Originally Posted by dkjretired
]At this point none have been announced and do not believe anything until Celebrity announces it. Just because a ship is going into drydock does not mean it is getting a facelift. The primary purpose of drydock is to take care of mechanical systems that can't be taken care of at sea. The only major thing announced is the new bedding program which will be completed fleetwide by the end of 2007.
Your post reflects a couple points of misunderstanding that seem to be fairly widespread on these boards, so let me take the time to address them.

>> 1. The primary purpose of putting a ship into drydock is to work on the underwater portion of hull and external appendages that are not accessible when the ship is in the water. A "drydock" is a U-shaped well with a caisson similar to the gates of a lock system in a river or canal that closes across the open end so that the shipyard can pump out the water, making the underwater portion of the hull accessible for painting and external appendages, like Azipods, accessible for maintanance or repair work. It's fairly expensive to put a ship into drydock because the yard has to pump out the drydock, configure keel blocks properly to support the ship, flood the drydock, open the caisson, move the ship in, close the caisson, and pump out the drydock while using guy lines to keep the keel in the correct position to rest on the keel blocks, then rig staging so the yard personnel can reach the points that need work. At the end of the drydock, they have to reverse this process.
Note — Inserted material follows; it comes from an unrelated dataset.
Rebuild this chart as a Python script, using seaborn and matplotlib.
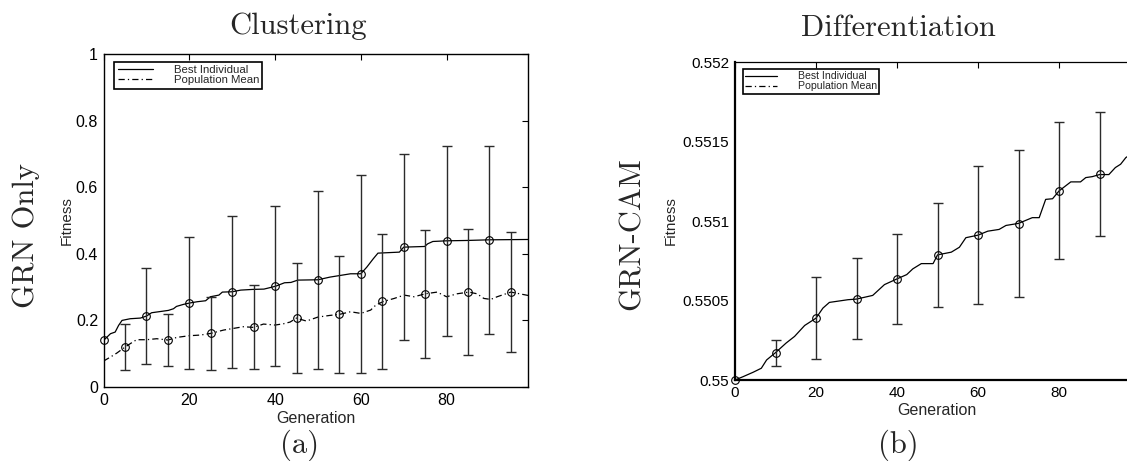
import matplotlib
matplotlib.use("Agg")
import matplotlib.pyplot as plt
import seaborn as sns
from matplotlib.lines import Line2D

# ---------------- data ----------------
# Clustering / GRN Only : best individual line
best_gen = [0, 1.6, 2.7, 3.5, 4.3, 6.2, 8.6, 10, 11.2, 15.1, 16.3, 17, 18.6, 20, 21.8,
            23.8, 24.9, 26.9, 27.7, 30, 32, 34.7, 37.4, 39, 40.2, 42.2, 43.7, 45.3, 50,
            52.8, 55.2, 57.6, 60, 61.4, 62.9, 64, 69, 70, 74.9, 75.6, 76.8, 80, 84.6, 90, 99]
best_fit = [.140, .160, .165, .185, .200, .205, .207, .213, .223, .230, .235, .242, .248,
            .252, .256, .259, .271, .276, .285, .286, .291, .293, .294, .299, .303, .313,
            .314, .321, .322, .330, .335, .340, .340, .360, .385, .402, .405, .420, .422,
            .430, .437, .439, .440, .442, .443]
# Clustering / GRN Only : population mean line
mean_gen = [0, 1.6, 3.1, 5, 6.2, 7.7, 10, 12.4, 15, 17.1, 20, 22.6, 25, 28, 30.3, 32.6,
            35, 37.3, 40, 42, 43.5, 45, 47.3, 50, 52.8, 55, 57.6, 60, 62.3, 63.5, 65.3,
            67.8, 70.1, 72.4, 75.1, 77.8, 80, 82.5, 85.2, 87.1, 88.7, 90.3, 91.8, 95, 99]
mean_fit = [.078, .090, .102, .120, .130, .142, .142, .145, .141, .149, .154, .156, .161,
            .171, .176, .181, .179, .189, .186, .190, .195, .207, .198, .210, .215, .218,
            .226, .221, .231, .246, .257, .266, .276, .271, .280, .285, .271, .280, .285,
            .280, .266, .263, .271, .285, .275]
# marked points with error bars
best_mark_gen = [0, 10, 20, 30, 40, 50, 60, 70, 80, 90]
best_mark_fit = [.140, .213, .252, .286, .303, .322, .340, .420, .439, .442]
best_mark_err = [0, .145, .199, .228, .240, .268, .297, .280, .286, .283]
mean_mark_gen = [5, 15, 25, 35, 45, 55, 65, 75, 85, 95]
mean_mark_fit = [.120, .141, .161, .179, .207, .218, .257, .280, .285, .285]
mean_mark_err = [.069, .078, .109, .126, .164, .176, .202, .192, .189, .180]

# Differentiation / GRN-CAM : best individual line
diff_gen = [0, 2, 4.5, 6.5, 7.8, 10, 12.6, 14.7, 17.2, 20, 21.7, 23.3, 27.9, 30, 34, 36.9,
            40, 42.4, 43.9, 46, 48.9, 50, 53.4, 55.4, 57, 60, 62.4, 65.2, 66.9, 70, 73.4,
            75.1, 76.7, 78.4, 80, 82.9, 85.3, 86.6, 88.2, 90, 92.3, 93.9, 95.2, 96.5, 99]
diff_fit = [.55, .550021, .550049, .550074, .550126, .550172, .550232, .550274, .550343,
            .550389, .550452, .550488, .550505, .550509, .550532, .5506, .550636, .550663,
            .550699, .550732, .550732, .550787, .550804, .550835, .550895, .550911,
            .550936, .550947, .550972, .550985, .551021, .551021, .551136, .55114,
            .551189, .551246, .551246, .551273, .551279, .551292, .551292, .551336,
            .551357, .551399, .55144]
diff_mark_gen = [0, 10, 20, 30, 40, 50, 60, 70, 80, 90]
diff_mark_fit = [.55, .550170, .550390, .550510, .550636, .550787, .550910, .550984,
                 .551189, .551293]
diff_mark_err = [0, .000079, .000255, .000255, .000282, .000326, .000433, .000462,
                 .000431, .000390]

left_xticks = [0, 20, 40, 60, 80]
left_yticks = [0, 0.2, 0.4, 0.6, 0.8, 1.0]
left_ylabels = ["0", "0.2", "0.4", "0.6", "0.8", "1"]
right_yticks = [0.55, 0.5505, 0.551, 0.5515, 0.552]
right_ylabels = ["0.55", "0.5505", "0.551", "0.5515", "0.552"]
legend_labels = ["Best Individual", "Population Mean"]

# ---------------- style ----------------
sns.set_style("white")
plt.rcParams["font.family"] = ["Liberation Sans", "DejaVu Sans"]
SERIF = "cmr10"

W, H = 1127, 461
fig = plt.figure(figsize=(W / 100, H / 100), dpi=100)
ax1 = fig.add_axes([103.6 / W, (H - 387) / H, 424.4 / W, 333 / H])
ax2 = fig.add_axes([735 / W, (H - 380) / H, 401 / W, 318 / H])

DASH = [5, 2.5, 1, 2.5]
ECOL = "#2b2b2b"


def style_axes(ax, lw_lb, lw_tr, lsize):
    for s in ("left", "bottom"):
        ax.spines[s].set_linewidth(lw_lb)
        ax.spines[s].set_color("black")
    for s in ("top", "right"):
        ax.spines[s].set_linewidth(lw_tr)
        ax.spines[s].set_color("black")
    ax.tick_params(direction="in", length=4, width=0.8, top=True, right=True,
                   labelsize=lsize, pad=4, colors="black")


# ---- left panel ----
sns.lineplot(x=best_gen, y=best_fit, ax=ax1, color="black", linewidth=0.9,
             estimator=None, sort=False, legend=False)
sns.lineplot(x=mean_gen, y=mean_fit, ax=ax1, color="black", linewidth=0.9,
             estimator=None, sort=False, legend=False, linestyle="-.")
ax1.lines[-1].set_dashes(DASH)
ax1.errorbar(best_mark_gen[1:], best_mark_fit[1:], yerr=best_mark_err[1:], fmt="none",
             ecolor=ECOL, elinewidth=1.0, capsize=3.5, capthick=1.0, zorder=2)
ax1.errorbar(mean_mark_gen, mean_mark_fit, yerr=mean_mark_err, fmt="none",
             ecolor=ECOL, elinewidth=1.0, capsize=3.5, capthick=1.0, zorder=2)
ax1.plot(best_mark_gen, best_mark_fit, "o", ms=5.5, mfc="none", mec="black", mew=0.8,
         clip_on=False, zorder=3)
ax1.plot(mean_mark_gen, mean_mark_fit, "o", ms=5.5, mfc="none", mec="black", mew=0.8,
         clip_on=False, zorder=3)
ax1.set_xlim(0, 99)
ax1.set_ylim(0, 1)
ax1.set_xticks(left_xticks)
ax1.set_xticklabels([str(v) for v in left_xticks])
ax1.set_yticks(left_yticks)
ax1.set_yticklabels(left_ylabels)
style_axes(ax1, 1.0, 1.0, 11.5)
ax1.set_xlabel("Generation", fontsize=11.5)
ax1.set_ylabel("Fitness", fontsize=11)
ax1.xaxis.set_label_coords(0.5, -0.071)
ax1.yaxis.set_label_coords(-0.07, 0.5)

# ---- right panel ----
sns.lineplot(x=diff_gen, y=diff_fit, ax=ax2, color="black", linewidth=0.9,
             estimator=None, sort=False, legend=False)
ax2.errorbar(diff_mark_gen[1:], diff_mark_fit[1:], yerr=diff_mark_err[1:], fmt="none",
             ecolor=ECOL, elinewidth=1.0, capsize=3.5, capthick=1.0, zorder=2)
ax2.plot(diff_mark_gen, diff_mark_fit, "o", ms=5.5, mfc="none", mec="black", mew=0.8,
         clip_on=False, zorder=3)
ax2.set_xlim(0, 99)
ax2.set_ylim(0.55, 0.552)
ax2.set_xticks(left_xticks)
ax2.set_xticklabels([str(v) for v in left_xticks])
ax2.set_yticks(right_yticks)
ax2.set_yticklabels(right_ylabels)
style_axes(ax2, 1.6, 0.9, 11)
ax2.set_xlabel("Generation", fontsize=11.5)
ax2.set_ylabel("Fitness", fontsize=11)
ax2.xaxis.set_label_coords((936.8 - 735) / 401, -0.072)
ax2.yaxis.set_label_coords((678 - 735) / 401, 0.5)

# ---- legends ----
def make_handles():
    h1 = Line2D([], [], color="black", lw=0.9)
    h2 = Line2D([], [], color="black", lw=0.9, linestyle="-.")
    h2.set_dashes(DASH)
    return [h1, h2]

leg1 = ax1.legend(make_handles(), legend_labels, loc="upper left",
                  bbox_to_anchor=(0.0252, 0.976), borderaxespad=0, fontsize=8.2,
                  handlelength=3.1, handletextpad=1.8, borderpad=0.3,
                  labelspacing=0.0, frameon=True, fancybox=False, framealpha=1)
leg1.get_frame().set_edgecolor("black")
leg1.get_frame().set_linewidth(1.2)

leg2 = ax2.legend(make_handles(), legend_labels, loc="upper left",
                  bbox_to_anchor=((743.3 - 735) / 401, (380 - 69.3) / 318),
                  borderaxespad=0, fontsize=7.6, handlelength=3.0, handletextpad=2.0,
                  borderpad=0.2, labelspacing=0.0, frameon=True, fancybox=False,
                  framealpha=1)
leg2.get_frame().set_edgecolor("black")
leg2.get_frame().set_linewidth(1.2)

# ---- serif panel text ----
fig.text(298 / W, 1 - 33.5 / H, "Clustering", family=SERIF, fontsize=22,
         ha="center", va="baseline")
fig.text(898.8 / W, 1 - 36 / H, "Differentiation", family=SERIF, fontsize=22,
         ha="center", va="baseline")
fig.text(26 / W, 1 - 236 / H, "GRN Only", family=SERIF, fontsize=22,
         ha="center", va="center", rotation=90)
fig.text(632.5 / W, 1 - 234 / H, "GRN-CAM", family=SERIF, fontsize=22,
         ha="center", va="center", rotation=90)
fig.text(300 / W, 1 - 445 / H, "(a)", family=SERIF, fontsize=22,
         ha="center", va="center")
fig.text(898.8 / W, 1 - 445 / H, "(b)", family=SERIF, fontsize=22,
         ha="center", va="center")

fig.savefig("out.png", dpi=100)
>> 2. Cruise ships often visit shipyards for maintenance without going into drydock. Most ships probably go into drydock about every second or third visit to the shipyard, primarily to scrape and paint the hull and to do maintenance on rudders and external bearings. Also, a ship that does go into drydock will remain in drydock only as long as necessary to do the portion of the work that requires drydocking. Once that portion of the work is done, the shipyard will refloat the ship and move it to a regular pier to make the drydock available for another vessel.

>> 3. Most ships do some refurbishment of interior spaces whenever they go into a shipyard. At the very least, they usually replace carpeting and other deck coverings in "high wear" areas do whatever painting and varnishing are needed while the shipyard work force is available to augment the work that the crew can do in the allotted time.